Discussion in 'Shop Talk - BladeSmith Questions and Answers' started by Walt2, Oct 11, 2012.

  1. Walt2


    Mar 13, 2001
    Seems like I remember seeing a thread sometime ago about thinning Tru Oil with something. Does anyone have any info on this? Thanks for any info.
  2. fast14riot

    fast14riot Gold Member Gold Member

    Oct 27, 2010
    Why are you looking to thin Tru-Oil? I have used it a bunch, and with various things added. What are you trying to do with the Tru-Oil, maybe I can steer you to the right instructions.

  3. Raymond Richard

    Raymond Richard

    Jun 17, 2001
    Thin the truoil with a small amount of kerosene.
  4. Tom Lewis

    Tom Lewis

    Feb 24, 2000
    There was a thread where tru-oil was mixed with Armorall to make it dry faster. I tried it and decided to just use the tru-oil the way it came out of the bottle.
  5. Walt2


    Mar 13, 2001
    Thanks for the answers. I have used Tru Oil for years on gun stocks and on a few knives. Seems like the thread I saw said something about better penetration when thinned. Just curious is all.
  6. elementfe


    May 3, 2008
    Search for "Bruce Bump" and Tru-oil. He has his own way of working with it and you sure can't argue with the quality of his results!
    Here's Bruce :


    I've been using it straight from the bottle, and I don't think I've got it quite dialed in yet, but am liking how 4-5 light coats rubbed in look and feel.
    I'm not using it on anything oily like Cocobolo or Ebony, seems to always come out sticky. Lots to learn.
  7. 12345678910


    Jul 13, 2009
    BB's comments on the short shelf life can be lengthened a bit by removing the airspace in the bottle, keep a handful of marbles handy and drop them into the bottle to take up some airspace.
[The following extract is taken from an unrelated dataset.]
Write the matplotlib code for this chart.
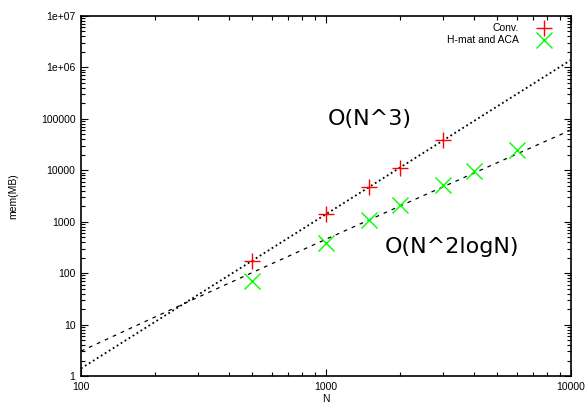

    I think I got that from Brownell's Kinks books.

    You can also try thinning with Acetone instead of mineral spirits.
    I think it dries faster.
  8. fast14riot

    fast14riot Gold Member Gold Member

    Oct 27, 2010
    I have used it a ton like I said before. I found that it is sensitive to relative humidity. Definitely like it dry, 50% RH or less. I like to apply the finish during a cooling period, in the evening as to reduce outgassing of the wood or air expanding and causing bubbles. If used straight, I like o apply the first coat with sandpaper, then wipe the excess off across the grain. I do use the armorall method frequently, but the final 2-3 coats without it to reduce the milky haze. Acetone works very well to thin it if covering checkering or details you don't want filled in with finish.

    The marbles is a good tip, but I also store mine upside down to reduce the chance of air intruding into the bottle. If you try the armorall method, be sure to pour a small amount of oil into a seperate cup so you don't contaminate the bottle.

  9. Mossyhorn

    Mossyhorn Gold Member Gold Member

    Dec 6, 2009
    I've used True oil for quite a few projects. It worked particularly well on an MI Garand parts gun awhile back.
  10. Walt2


    Mar 13, 2001
    Do any of you use a buff at all? I never have tried it.
  11. fast14riot

    fast14riot Gold Member Gold Member

    Oct 27, 2010
    To polish it out? I almost always cut mine back with #0000 steel wool for a satin shine after a month or two of curing. But I have used a white compound on a soft cloth to see how it looked. Don't know if its the best method, but I still ended up cutting it back.